Second, in the four years, Nick Young has been a Wizard, they’ve averaged roughly 28 wins a season. Is the lack of winning entirely Nick Young’s fault? Of course not; that’s absurd. There’s plenty of blame to go around for the Wizard’s failures over the last year. However, at the end of the day, if a player is worth keeping it should show up somehow in the wins column. If a team is losing, I want to see it eat the player up a bit. The latest quotes from John Wall shows the agony of losing for a guy who wants to win. Frankly, I’ve never seen that attitude in Nick Young, and therefore, paying him 30 million dollars seems absurd.

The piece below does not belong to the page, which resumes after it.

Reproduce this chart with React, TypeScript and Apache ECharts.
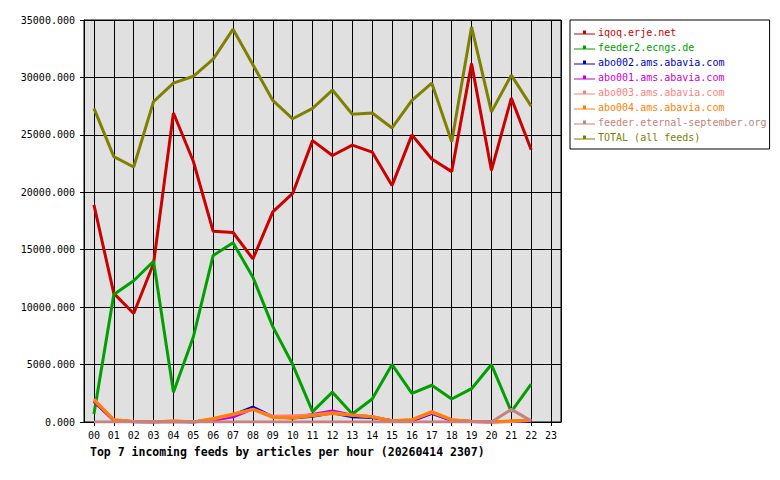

Third, the salary cap implications of a max midlevel deal for Nick Young deter making it. Recognizing that a new CBA could make these arguments moot, there are two reasons I believe signing Nick to a 30 million dollar contract would be contrary to our long term cap goals. First, we’re already committed to paying Andray Blatche. The idea of paying 12 million a year to Nick Young and Andray Blatche for the next five year is unsettling. What kind of culture will develop when the Wizards are financially obligated to play them both significant minutes? Young and Blatche have struggled with consistently. Both appear to have questionable motors. I would rather take a chance Nick Young blows up somewhere else than lock our team into those two players. Second, McGee’s upcoming free agency warrants maintaining maximum cap space. While McGee has driven everybody nuts with his inconsistencies, there are not a lot of players with his physical tools. Tall doesn’t grow on trees.
Fourth, Nick Young’s PER has never been above the NBA average. Even during a contract year, his performance was lacking. While I understand that his TS% has been pretty good, he’s still a below average player using the most widespread metric.
For all these reasons, a 3-year contract worth roughly 9-12 million would be appropriate. A 3-year deal would keep Nick through most of his prime, would prevent complacency, and create a tradable asset.